Diamond Life, which yielded the popular singles “Smooth Operator,” “Your Love Is King,” and “Hang On To Your Love,” was the album that introduced the band to the world, and my own favorites from the album are “Frankie’s First Affair,” “When Am I Going to Make A Living?” “Sally,” “I Will Be Your Friend,” and “Why Can’t We Live Together?” Most of the songs on the album were written by Adu with Matthewman, and it is an unusually accomplished, distinctly cosmopolitan recording.
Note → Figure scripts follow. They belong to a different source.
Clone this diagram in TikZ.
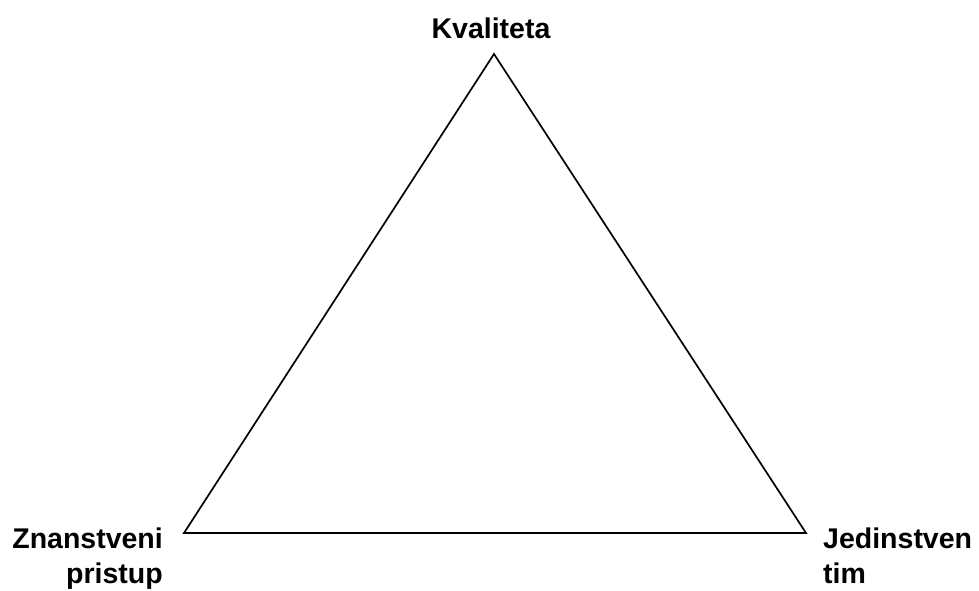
\documentclass[tikz,border=0pt]{standalone}
\usepackage{fontspec}
\setmainfont{Liberation Sans}
\begin{document}
\begin{tikzpicture}[x=1pt,y=1pt,
  lbl/.style={font=\fontsize{28.5}{34.5}\selectfont\bfseries, inner sep=0pt},
  edge/.style={line width=1.7pt, line join=miter}]
\useasboundingbox (0,0) rectangle (979,590);
\coordinate (top) at (494,536);
\coordinate (bl) at (184,57);
\coordinate (br) at (806,57);
\draw[edge] (top) -- (bl) -- (br) -- cycle;
\node[lbl, anchor=base] (kval) at (491,551) {Kvaliteta};
\node[lbl, anchor=base east, align=right] (znan) at (163,7) {Znanstveni\\pristup};
\node[lbl, anchor=base west, align=left] (jed) at (823,7) {Jedinstven\\tim};
\end{tikzpicture}
\end{document}
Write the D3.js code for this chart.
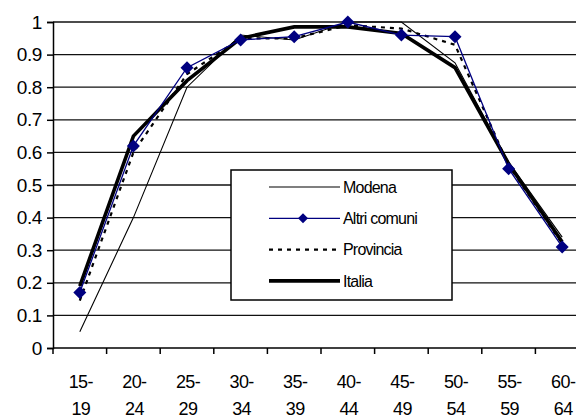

“Frankie’s First Affair” is about a charmer who falls in love, someone who now understands the people who had been infatuated with him: “You know now they really did care, ‘cause it’s your first affair...Where is the laughter you spat right in their faces?...It’s your turn to cry.” And in “When Am Going to Make A Living?” Adu sings about the ordinary working world: “They’ll waste your body and soul if you allow them to,” and notes: “See the people fussing and stealing, too many lies, no one is achieving. Have I told you before? We’re hungry for a life we can’t afford. There’s no end to what you can do, if you give yourself a chance. We’re hungry but we won’t give in. Start believing in yourself. Put the blame on no one else.” The song’s last line is “Hungry but we’re gonna win,” and, of course, win she has.
I was never sure if “Sally,” who opened her arms to many young men, was a friend, a social worker, or a sexual exploiter, as described in the song that bears her name—but in light of the male plights Adu describes and the fact that it is Adu singing, I’m inclined to think Sally’s a friend: “Put your hands together for Sally. She saved all those young men...She’s doing our dirty work...She’s the only one who cares...” The intentions in “I Will Be Your Friend” are unmistakable. “I’ll love you for a thousand years,” sings Adu.
It is easy to hear how such a thematically varied work would be welcome in an English world as represented in the Hanif Kureishi/Stephen Frears films My Beautiful Laundrette (1985) and Sammy and Rosie Get Laid (1987). In his introduction to a collection of his screenplays, Kureishi has written, “This was the mid-1980s—that fevered time...In London new clubs and restaurants were opening to sell-out crowds. Soho was full of people making pop promos and commercials. Good newspapers and magazines were being started. Parts of London seemed gripped by money madness... Sammy and Rosie Get Laid was an attempt to reflect the fragmentation of that time: a young affluent middle class with 1960s values gentrifying working-class areas; riots and the creation of an unemployed and alienated underclass, necessitating the growth and increasing empowerment of the police; and a Third World Muslim whose country was being Westernized, coming to the West and being bewildered by the spiritual chaos he discovers.” ( London Kills Me, Penguin Books, 1992.) In a journal about the making of Sammy and Rosie published in the same book, Kureishi writes, “I know now that England is primarily a suburban country and English values are suburban values. The best of that is kindness and mild-temperedness, politeness and privacy, and some rather resentful tolerance. The suburbs are also a mix of people...At worst there is narrowness of outlook and fear of the different. There is cruelty by privacy and indifference...My love and fascination for inner London endures. Here there is fluidity and possibilities are unlimited.” ( London Kills Me, p. 163.)
Diamond Life, which sold about six million copies internationally, closes with Timmy Thomas’s “Why Can’t We Live Together?” and the band’s tight groove and the pointed lyrics issue a question and a promise: “Tell me why, tell me why can’t we live together? Everybody wants to live together. Why can’t we be together? No more war, no more war, just a little peace. No more war, no more war. All we want is some peace in this world...No matter, no matter what color, you’re still my brother.”